My intention for writing this blog was to keep a written record of my journey this first year, since so many told me of the struggle that it would be. And although it is public and seems to have reached many, it still does what I first intended. It gives me a chance to reflect on the many experiences and feelings I have had. I often go back and read early entries to remember. Someday I will look back at these writings about my first Christmas without Glenn as well, and remember.
I thought I was going to sneak through the actual days of Christmas without much sadness. And mostly I did, thanks to my children. Between the two of them, I was at one house or the other, celebrating the day and being together. I would have to say that there was much more laughter than tears. And thoughtful loving gifts and gestures.
On Christmas Eve I went to a very large and beautiful Episcopal church, unlike any that Glenn ever served. His gift was small, out state parish ministry. At this church, there were three choirs, brass, a verger, the whole Anglican experience.
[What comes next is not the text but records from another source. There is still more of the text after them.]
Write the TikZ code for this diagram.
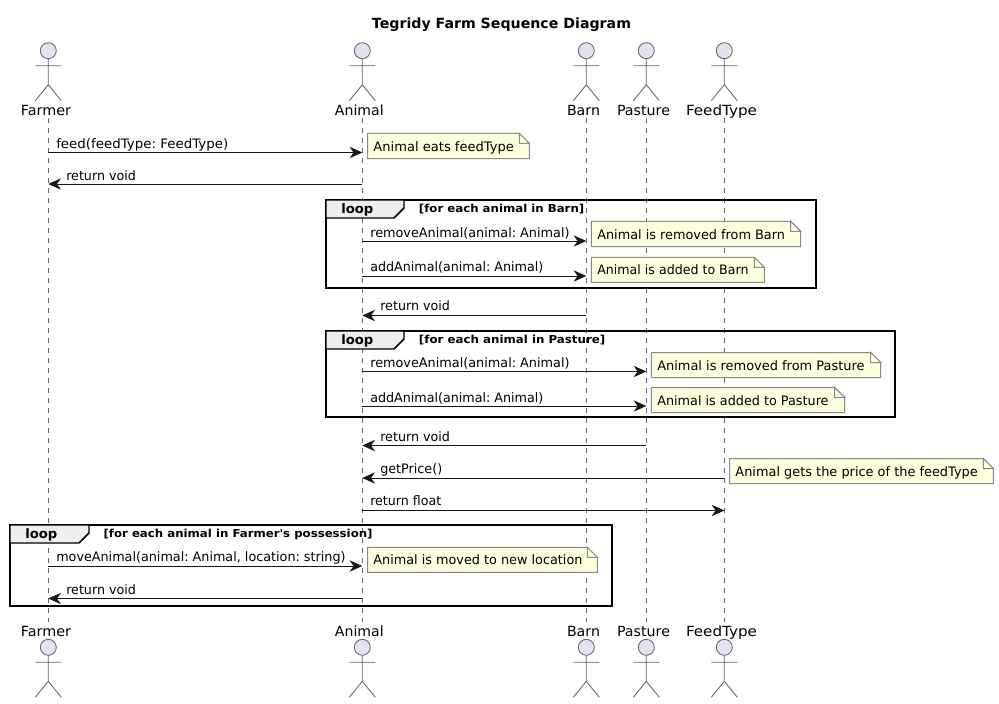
\documentclass[tikz,border=0pt]{standalone}
\usepackage{graphicx}
\usepackage{fontspec}
\setmainfont{DejaVu Sans}[Ligatures=TeXOff]
\usetikzlibrary{arrows.meta,calc}
\definecolor{actorfill}{HTML}{E2E2F0}
\definecolor{actorline}{HTML}{666666}
\definecolor{notefill}{HTML}{FEFFDD}
\definecolor{noteline}{HTML}{8A8A8A}
\definecolor{msgline}{HTML}{181818}
\definecolor{loopfill}{HTML}{EEEEEE}
\newcommand{\fit}[2]{\resizebox{#1\dimexpr 0.75pt\relax}{\height}{#2}}
\tikzset{
  x=0.75pt,y=-0.75pt,
  actorline/.style={draw=actorline,line width=0.65pt},
  lifeline/.style={draw=actorline,line width=0.6pt,dash pattern=on 3.75pt off 3.75pt},
  msg/.style={draw=msgline,line width=0.75pt,-{Stealth[length=9.5pt,width=8.5pt,inset=3pt]}},
  msgtext/.style={font=\fontsize{9.75}{11}\selectfont,anchor=base west,inner sep=0pt,text=black},
  actname/.style={font=\fontsize{10.5}{12}\selectfont,anchor=base,inner sep=0pt,text=black},
  notetext/.style={font=\fontsize{9.75}{11}\selectfont,anchor=base west,inner sep=0pt,text=black},
  framebox/.style={draw=black,line width=1.1pt},
  looptext/.style={font=\fontsize{9.75}{11}\bfseries\selectfont,anchor=base west,inner sep=0pt},
  guardtext/.style={font=\fontsize{8.25}{10}\bfseries\selectfont,anchor=base west,inner sep=0pt},
}
% actor figure: #1 centre x, #2 head centre y
\newcommand{\stick}[2]{%
  \path[actorline,fill=actorfill] (#1,#2) circle[radius=6pt];
  \path[actorline] (#1,#2+8) -- (#1,#2+34) (#1-13,#2+15) -- (#1+13,#2+15)
    (#1-13,#2+50) -- (#1,#2+34) -- (#1+13,#2+50);
}
% note: #1 name, #2 left, #3 top, #4 right, #5 bottom, #6 text width, #7 text
\newcommand{\notebox}[7]{%
  \path[draw=noteline,fill=notefill,line width=0.75pt] (#2,#3) -- (#4-10,#3) -- (#4,#3+10) -- (#4,#5) -- (#2,#5) -- cycle;
  \path[draw=noteline,fill=notefill,line width=0.75pt] (#4-10,#3) -- (#4-10,#3+10) -- (#4,#3+10) -- cycle;
  \node[notetext] (#1) at (#2+5.7,#5-7.5) {\fit{#6}{#7}};
}
% loop frame: #1 name, #2 left, #3 top, #4 right, #5 bottom, #6 tab right, #7 guard x, #8 guard width, #9 guard
\newcommand{\loopframe}[9]{%
  \path[framebox] (#2,#3) rectangle (#4,#5);
  \path[framebox,fill=loopfill] (#2,#3) -- (#6,#3) -- (#6,#3+8) -- (#6-10,#3+18) -- (#2,#3+18) -- cycle;
  \node[looptext] (#1) at (#2+15,#3+13) {\fit{32}{loop}};
  \node[guardtext] (#1g) at (#7,#3+12.5) {\fit{#8}{#9}};
}
\begin{document}
\frenchspacing
\begin{tikzpicture}
\useasboundingbox (0,0) rectangle (999,703);
\fill[white] (0,0) rectangle (999,703);
\coordinate (farmer) at (48.3,0);
\coordinate (animal) at (362.3,0);
\coordinate (barn) at (586.3,0);
\coordinate (pasture) at (646.3,0);
\coordinate (feedtype) at (724.3,0);
% lifelines
\foreach \c in {farmer,animal,barn,pasture,feedtype}{
  \path[lifeline] (\c |- 0,118) -- (\c |- 0,622);
}
\node[font=\fontsize{10.5}{12}\bfseries\selectfont,anchor=base,inner sep=0pt] (title) at (501.5,28) {\fit{259}{Tegridy Farm Sequence Diagram}};
% actors
\foreach \x in {48.3,362.3,586.3,646.3,724.3}{ \stick{\x}{50.7} \stick{\x}{647.3} }
\foreach \x/\n/\w/\nm in {46/Farmer/50/a,359.3/Animal/48.7/b,583.5/Barn/33/c,643.5/Pasture/53/d,721.5/FeedType/71/e}{
  \node[actname] (top\nm) at (\x,115) {\fit{\w}{\n}};
  \node[actname] (bot\nm) at (\x,636) {\fit{\w}{\n}};
}
% frames
\loopframe{l1}{326}{200}{816}{288}{404}{418.7}{165.3}{[for each animal in Barn]}
\loopframe{l2}{326}{331}{895}{417}{404}{418.7}{186.3}{[for each animal in Pasture]}
\loopframe{l3}{10}{525}{612}{606}{89}{103.3}{269}{[for each animal in Farmer's possession]}
% messages
\foreach \n/\y in {m1/152.5,m2/184,m3/241,m4/276,m5/315.5,m6/371.5,m7/406,m8/445.5,m9/478,m10/510.5,m11/566,m12/598.5}{
  \coordinate (\n) at (0,\y);
}
\draw[msg] (farmer |- m1) -- (animal |- m1);
\draw[msg] (animal |- m2) -- (farmer |- m2);
\draw[msg] (animal |- m3) -- (barn |- m3);
\draw[msg] (animal |- m4) -- (barn |- m4);
\draw[msg] (barn |- m5) -- (animal |- m5);
\draw[msg] (animal |- m6) -- (pasture |- m6);
\draw[msg] (animal |- m7) -- (pasture |- m7);
\draw[msg] (pasture |- m8) -- (animal |- m8);
\draw[msg] (feedtype |- m9) -- (animal |- m9);
\draw[msg] (animal |- m10) -- (feedtype |- m10);
\draw[msg] (farmer |- m11) -- (animal |- m11);
\draw[msg] (animal |- m12) -- (farmer |- m12);
\node[msgtext] (t1) at (56,148) {\fit{172}{feed(feedType: FeedType)}};
\node[msgtext] (t2) at (66,180) {\fit{69.7}{return void}};
\node[msgtext] (t3) at (370,237) {\fit{199.3}{removeAnimal(animal: Animal)}};
\node[msgtext] (t4) at (370,271) {\fit{173}{addAnimal(animal: Animal)}};
\node[msgtext] (t5) at (380,310) {\fit{69.7}{return void}};
\node[msgtext] (t6) at (370,367) {\fit{199.3}{removeAnimal(animal: Animal)}};
\node[msgtext] (t7) at (370,402) {\fit{173}{addAnimal(animal: Animal)}};
\node[msgtext] (t8) at (380,441) {\fit{69.7}{return void}};
\node[msgtext] (t9) at (380,473) {\fit{62}{getPrice()}};
\node[msgtext] (t10) at (370,505) {\fit{71}{return float}};
\node[msgtext] (t11) at (56,561) {\fit{289.3}{moveAnimal(animal: Animal, location: string)}};
\node[msgtext] (t12) at (66,594) {\fit{69.7}{return void}};
% notes
\notebox{n1}{367.5}{133.3}{529.3}{158.5}{140.5}{Animal eats feedType}
\notebox{n2}{591.3}{221.3}{800.7}{246.5}{187.7}{Animal is removed from Barn}
\notebox{n3}{591.3}{257.3}{764.3}{282.3}{151.3}{Animal is added to Barn}
\notebox{n4}{651.3}{352.5}{880.7}{377.5}{207.3}{Animal is removed from Pasture}
\notebox{n5}{651.3}{387.5}{844.7}{412.5}{171.3}{Animal is added to Pasture}
\notebox{n6}{729.5}{458.5}{993.3}{483.5}{242.3}{Animal gets the price of the feedType}
\notebox{n7}{367.5}{547.3}{597.3}{572.3}{209}{Animal is moved to new location}
\end{tikzpicture}
\end{document}
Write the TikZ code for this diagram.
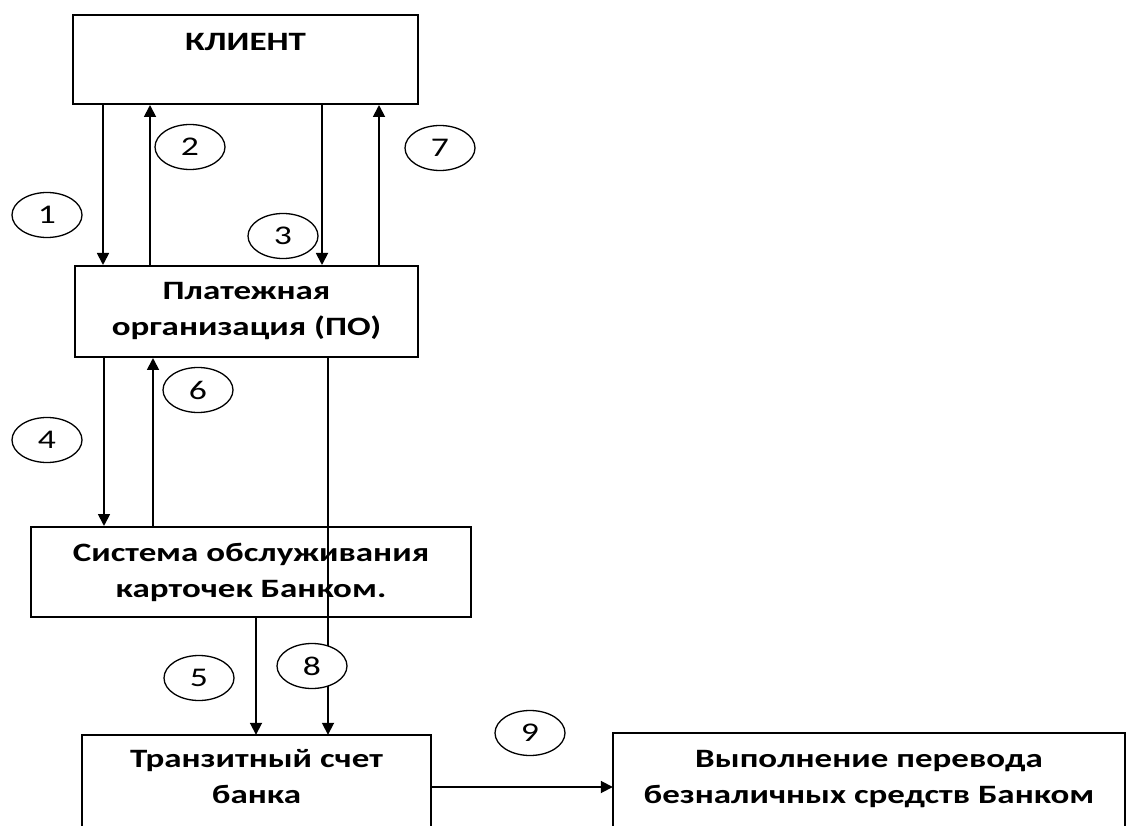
\documentclass[tikz,border=0pt]{standalone}
\usepackage{fontspec}
\newfontfamily\lblfont{Carlito}[FakeStretch=1.32]
\usetikzlibrary{arrows.meta,shapes.geometric}
\begin{document}
\begin{tikzpicture}[x=1pt,y=-1pt,
  box/.style={draw, line width=2pt, rectangle, inner sep=0pt, align=center,
    font=\lblfont\bfseries\fontsize{26.5}{36}\selectfont},
  openbox/.style={draw=none, rectangle, inner sep=0pt, align=center,
    font=\lblfont\bfseries\fontsize{26.5}{36}\selectfont},
  edge/.style={line width=2pt},
  arr/.style={line width=1.8pt, -{Triangle[width=12pt,length=12pt]}},
  num/.style={ellipse, draw, line width=1.3pt, fill=white, minimum width=70pt,
    minimum height=45pt, inner sep=0pt, font=\lblfont\fontsize{27}{27}\selectfont}]
\useasboundingbox[fill=white] (0,0) rectangle (1133,826);
\clip (0,0) rectangle (1133,826);

% boxes
\node[box, minimum width=345pt, minimum height=89pt, text depth=35pt] (client) at (245.5,59.5) {КЛИЕНТ};
\node[box, minimum width=343pt, minimum height=91pt] (po) at (246.5,311.5) {Платежная\\организация (ПО)};
\node[box, minimum width=440pt, minimum height=90pt] (sys) at (251,572) {Система обслуживания\\карточек Банком.};
\node[openbox, minimum width=349pt, minimum height=83pt] (tranz) at (256.5,776.5) {Транзитный счет\\банка};
\node[openbox, minimum width=512pt, minimum height=93pt] (vyp) at (869,779.5) {Выполнение перевода\\безналичных средств Банком};
\draw[edge] ([yshift=-40pt]tranz.south west) -- (tranz.north west) -- (tranz.north east) -- ([yshift=-40pt]tranz.south east);
\draw[edge] ([yshift=-40pt]vyp.south west) -- (vyp.north west) -- (vyp.north east) -- ([yshift=-40pt]vyp.south east);

% connectors
\draw[arr] ([xshift=31pt]client.south west) -- ([xshift=31pt]client.south west |- po.north);
\draw[arr] ([xshift=76pt]po.north west) -- ([xshift=76pt]po.north west |- client.south);
\draw[arr] ([xshift=250pt]client.south west) -- ([xshift=250pt]client.south west |- po.north);
\draw[arr] ([xshift=305pt]po.north west) -- ([xshift=305pt]po.north west |- client.south);
\draw[arr] ([xshift=30pt]po.south west) -- ([xshift=30pt]po.south west |- sys.north);
\draw[arr] ([xshift=123pt]sys.north west) -- ([xshift=123pt]sys.north west |- po.south);
\draw[arr] ([xshift=254pt]po.south west) -- ([xshift=254pt]po.south west |- tranz.north);
\draw[arr] ([xshift=226pt]sys.south west) -- ([xshift=226pt]sys.south west |- tranz.north);
\draw[arr] ([yshift=-10.5pt]tranz.east) -- ([yshift=-10.5pt]tranz.east -| vyp.west);

% step numbers
\node[num] (n1) at (47,215) {1};
\node[num] (n2) at (190,147) {2};
\node[num] (n3) at (283,236) {3};
\node[num] (n7) at (440,148) {7};
\node[num] (n6) at (198,390) {6};
\node[num] (n4) at (47,440) {4};
\node[num] (n5) at (199,678) {5};
\node[num] (n8) at (312,666) {8};
\node[num] (n9) at (530,733) {9};
\end{tikzpicture}
\end{document}
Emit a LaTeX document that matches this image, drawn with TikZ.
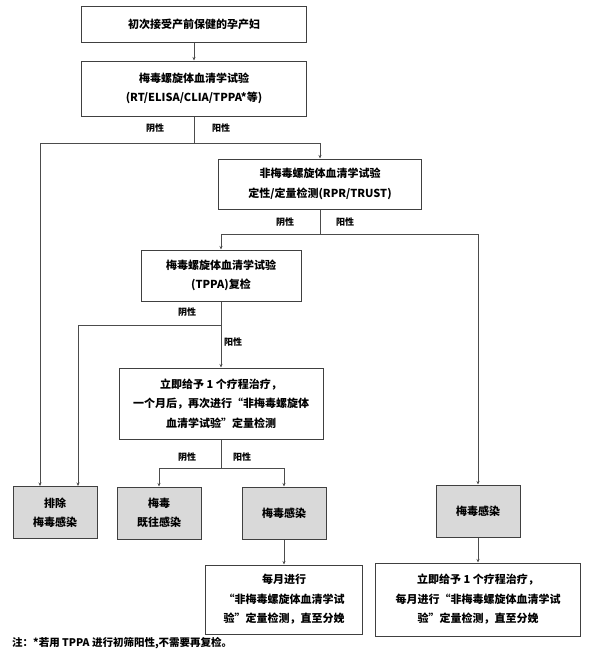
\documentclass[tikz,border=0pt]{standalone}
\usepackage{fontspec}
\setmainfont{Noto Sans CJK SC}
\usetikzlibrary{arrows.meta}

\begin{document}
\begin{tikzpicture}[x=1pt, y=-1pt,
    box/.style={draw=black!75, line width=1pt, align=center, inner sep=0pt, font=\fontsize{11}{19.5}\selectfont\bfseries},
    result/.style={box, fill=black!15, minimum width=84, minimum height=52},
    tag/.style={inner sep=0pt, font=\fontsize{9}{9}\selectfont\bfseries},
    link/.style={draw=black!70, line width=0.9pt},
    >={Stealth[length=3.5pt, width=3pt]}]
    \useasboundingbox (0,0) rectangle (593,659);
    \node [box, minimum width=225, minimum height=36] (start) at (194,24) {初次接受产前保健的孕产妇};
    \node [box, minimum width=225, minimum height=55] (test) at (194,88.5) {梅毒螺旋体血清学试验\\(RT/ELISA/CLIA/TPPA*等)};
    \node [box, minimum width=203, minimum height=50] (nontrep) at (320,184) {非梅毒螺旋体血清学试验\\定性/定量检测(RPR/TRUST)};
    \node [box, minimum width=160, minimum height=51] (tppa) at (221,275.5) {梅毒螺旋体血清学试验\\(TPPA)复检};
    \node [box, minimum width=204, minimum height=71] (treat) at (221,403.5) {立即给予 1 个疗程治疗，\\一个月后，再次进行“非梅毒螺旋体\\血清学试验”定量检测};
    \node [result] (exclude) at (55,512.5) {排除\\梅毒感染};
    \node [result] (past) at (159,513) {梅毒\\既往感染};
    \node [result] (infect) at (284,513) {梅毒感染};
    \node [result] (infect2) at (478,511) {梅毒感染};
    \node [box, minimum width=157, minimum height=69] (monthly) at (284,599.5) {每月进行\\“非梅毒螺旋体血清学试\\验”定量检测，直至分娩};
    \node [box, minimum width=205, minimum height=73] (treat2) at (478,599.5) {立即给予 1 个疗程治疗，\\每月进行“非梅毒螺旋体血清学试\\验”定量检测，直至分娩};
    \node [anchor=west, inner sep=0pt, font=\fontsize{10.5}{10.5}\selectfont\bfseries] (note) at (12,643) {注：*若用 TPPA 进行初筛阳性,不需要再复检。};
    \coordinate (split1) at (194,143);
    \coordinate (split2) at (320,234);
    \coordinate (split3) at (221,325);
    \coordinate (split4) at (221,468);
    \draw [link, ->] (start) -- (test);
    \draw [link] (test) -- (split1);
    \draw [link, ->] (split1) -| (nontrep.north);
    \draw [link, ->] (split1) -| ([xshift=-15]exclude.north);
    \draw [link] (nontrep) -- (split2);
    \draw [link, ->] (split2) -| (tppa.north);
    \draw [link, ->] (split2) -| (infect2.north);
    \draw [link, ->] (tppa) -- (treat);
    \draw [link, ->] (split3) -| ([xshift=23]exclude.north);
    \draw [link] (treat) -- (split4);
    \draw [link, ->] (split4) -| (past.north);
    \draw [link, ->] (split4) -| (infect.north);
    \draw [link, ->] (infect) -- (monthly);
    \draw [link, ->] (infect2) -- (treat2);
    \node [tag] (neg1) at (155,128) {阴性};
    \node [tag] (pos1) at (221,128) {阳性};
    \node [tag] (neg2) at (285,222) {阴性};
    \node [tag] (pos2) at (345,222) {阳性};
    \node [tag] (neg3) at (187,312) {阴性};
    \node [tag] (pos3) at (233,342) {阳性};
    \node [tag] (neg4) at (187,457) {阴性};
    \node [tag] (pos4) at (242,457) {阳性};
\end{tikzpicture}
\end{document}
And so, it didn't feel that strange not to have my husband on the altar. Yes, I teared up at some of the Christmas hymns, but mostly out of gratitude that through my faith, I know where Glenn is, and that he is celebrating as well.
Today was harder. The excitement is over, I'm alone again, and I'm tired. I drove home in silence, not trusting myself to listen to the radio. Tonight I ate dinner with my mom, came home, put some music on and proceeded to have a little Christmas celebration of my own.
I opened the presents under the tree from my brother and his family and the ones so lovingly given to me by my school friends so that I would have things under my tree. Boo and Attie pretended to be interested, and happily ripped up the paper after I opened them.
Has it been easy? No. I have spent time today looking at his pictures and pictures from last Christmas, where I chauffeured him between two small churches on Christmas Eve. I thought of his silly, wonderful self wishing me a Merry Christmas in his very loud voice. And how delighted he would act at whatever present I gave him. And how when we got home, whatever time it was, we always cooked steak and shrimp.
And although I feel his presence with me often, I miss his earthly self dearly.
But I continue on the path, making new memories, experiencing new joy, while treasuring the memories we had together. Sometimes those two things collide and I feel a bit badly. I think it is called "survivor guilt".
But I'm working on that too, on this journey.